Fast hyperbolic deconvolutive Radon transform using generalized Fourier slice theorem

The hyperbolic Radon transform has a long history of applications in seismic data processing because of its ability to focus/sparsify the data in the transform domain. Recently, deconvolutive Radon transform has also been proposed with an improved time resolution which provides improved processing results. The basis functions of the (deconvolutive) Radon transform, however, are time‐variant, making the classical Fourier based algorithms ineffective to carry out the required computations. A direct implementation of the associated summations in the time–space domain is also computationally expensive, thus limiting the application of the transform on large data sets.

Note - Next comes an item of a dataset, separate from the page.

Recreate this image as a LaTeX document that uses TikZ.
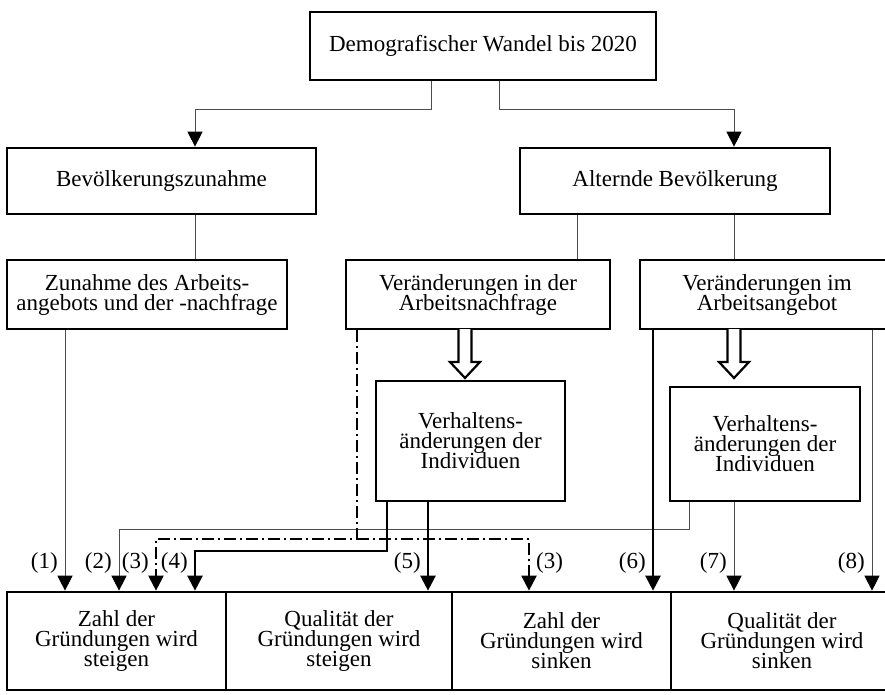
\documentclass[tikz,border=0pt]{standalone}
\usepackage{fontspec}
\setmainfont{Liberation Serif}
\usetikzlibrary{arrows.meta}
\begin{document}
\lineskiplimit=-100pt
\begin{tikzpicture}[x=1pt,y=-1pt,
  txt/.style={font=\fontsize{23}{20}\selectfont},
  box/.style={draw, line width=2.7pt, align=center, inner sep=0pt, txt},
  lab/.style={inner sep=0pt, font=\fontsize{23}{20}\selectfont},
  thinl/.style={line width=1pt, draw=black!70},
  thickl/.style={line width=2.4pt},
  dashdot/.style={line width=2.2pt, dash pattern=on 12pt off 4pt on 2pt off 4pt},
  arr/.style={-{Triangle[width=15pt,length=15pt,color=black]}},
  hollow/.style={line width=2.2pt, fill=white, line join=miter}]
\useasboundingbox (0,0) rectangle (885,694);
\clip (0,0) rectangle (885,694);

% column and level coordinates
\coordinate (cA) at (65,0);
\coordinate (cB) at (119,0);
\coordinate (cC) at (156,0);
\coordinate (cD) at (195,0);
\coordinate (cE) at (357,0);
\coordinate (cF) at (387,0);
\coordinate (cG) at (428,0);
\coordinate (cH) at (431,0);
\coordinate (cJ) at (499,0);
\coordinate (cK) at (529,0);
\coordinate (cL) at (577,0);
\coordinate (cM) at (653,0);
\coordinate (cN) at (689,0);
\coordinate (cO) at (734,0);
\coordinate (cP) at (872,0);
\coordinate (yT) at (0,529);
\coordinate (yD) at (0,539);
\coordinate (yK) at (0,551);
\coordinate (yL) at (0,568);

% nodes
\node[box, minimum width=346pt, minimum height=68pt] (top) at (483,46) {Demografischer Wandel bis 2020};
\node[box, minimum width=309pt, minimum height=66pt] (bev) at (161.5,181) {Bevölkerungszunahme};
\node[box, minimum width=310pt, minimum height=66pt] (alt) at (675,181) {Alternde Bevölkerung};
\node[box, minimum width=280pt, minimum height=69pt] (zun) at (147,294.5) {Zunahme des Arbeits-\\angebots und der -nachfrage};
\node[box, minimum width=264pt, minimum height=69pt] (nach) at (478,294.5) {Veränderungen in der\\Arbeitsnachfrage};
\node[box, minimum width=254pt, minimum height=69pt] (ang) at (767,294.5) {Veränderungen im\\Arbeitsangebot};
\node[box, minimum width=189pt, minimum height=120pt] (verh1) at (470.5,441) {Verhaltens-\\änderungen der\\Individuen};
\node[box, minimum width=190pt, minimum height=114pt] (verh2) at (765,444) {Verhaltens-\\änderungen der\\Individuen};
\node[box, minimum width=219pt, minimum height=98pt] (b1) at (116.5,641) {Zahl der\\Gründungen wird\\steigen};
\node[box, minimum width=226pt, minimum height=98pt] (b2) at (339,641) {Qualität der\\Gründungen wird\\steigen};
\node[box, minimum width=219pt, minimum height=98pt] (b3) at (561.5,641) {Zahl der\\Gründungen wird\\sinken};
\node[box, minimum width=222pt, minimum height=98pt] (b4) at (782,641) {Qualität der\\Gründungen wird\\sinken};

% upper connectors
\draw[thinl, arr] (top.south -| cH) -- ++(0,28) -| (bev.north -| cD);
\draw[thinl, arr] (top.south -| cJ) -- ++(0,28) -| (alt.north -| cO);
\draw[thinl] (bev.south -| cD) -- (zun.north -| cD);
\draw[thinl] (alt.south -| cL) -- (nach.north -| cL);
\draw[thinl] (alt.south -| cO) -- (ang.north -| cO);

% hollow arrows
\draw[hollow] (458.5,329) -- (458.5,362) -- (450,362) -- (465,378) -- (480,362) -- (471.5,362) -- (471.5,329);
\draw[hollow] (727.5,329) -- (727.5,362) -- (719,362) -- (734,378) -- (749,362) -- (740.5,362) -- (740.5,329);

% lower connectors
\draw[thinl, arr] (zun.south -| cA) -- (b1.north -| cA);
\draw[thinl, arr] (verh2.south -| cN) |- (yT -| cB) -- (b1.north -| cB);
\draw[dashdot, arr] (nach.south -| cE) |- (yD -| cC) -- (b1.north -| cC);
\draw[dashdot, arr] (yD -| cE) -| (b3.north -| cK);
\draw[thickl, arr] (verh1.south -| cF) |- (yK -| cD) -- (b1.north -| cD);
\draw[thickl, arr] (verh1.south -| cG) -- (b2.north -| cG);
\draw[thickl, arr] (ang.south -| cM) -- (b3.north -| cM);
\draw[thinl, arr] (verh2.south -| cO) -- (b4.north -| cO);
\draw[thinl, arr] (ang.south -| cP) -- (b4.north -| cP);

% labels
\node[lab, anchor=base east, xshift=-7pt] (l1) at (yL -| cA) {(1)};
\node[lab, anchor=base east, xshift=-7pt] (l2) at (yL -| cB) {(2)};
\node[lab, anchor=base east, xshift=-7pt] (l3) at (yL -| cC) {(3)};
\node[lab, anchor=base east, xshift=-7pt] (l4) at (yL -| cD) {(4)};
\node[lab, anchor=base east, xshift=-7pt] (l5) at (yL -| cG) {(5)};
\node[lab, anchor=base west, xshift=7pt] (l3b) at (yL -| cK) {(3)};
\node[lab, anchor=base east, xshift=-7pt] (l6) at (yL -| cM) {(6)};
\node[lab, anchor=base east, xshift=-7pt] (l7) at (yL -| cO) {(7)};
\node[lab, anchor=base east, xshift=-7pt] (l8) at (yL -| cP) {(8)};
\end{tikzpicture}
\end{document}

In this paper, we present a new method for fast computation of the hyperbolic (deconvolutive) Radon transform. The method is based on the recently proposed generalized Fourier slice theorem which establishes an analytic expression between the Fourier transforms associated with the data and Radon plane. This allows very fast computations of the forward and inverse transforms simply using fast Fourier transform and interpolation procedures. These canonical transforms are used within an efficient iterative method for sparse solution of (deconvolutive) Radon transform. Numerical examples from synthetic and field seismic data confirm high performance of the proposed fast algorithm for filling in the large gaps in seismic data, separating primaries from multiple reflections, and performing high‐quality stretch‐free stacking.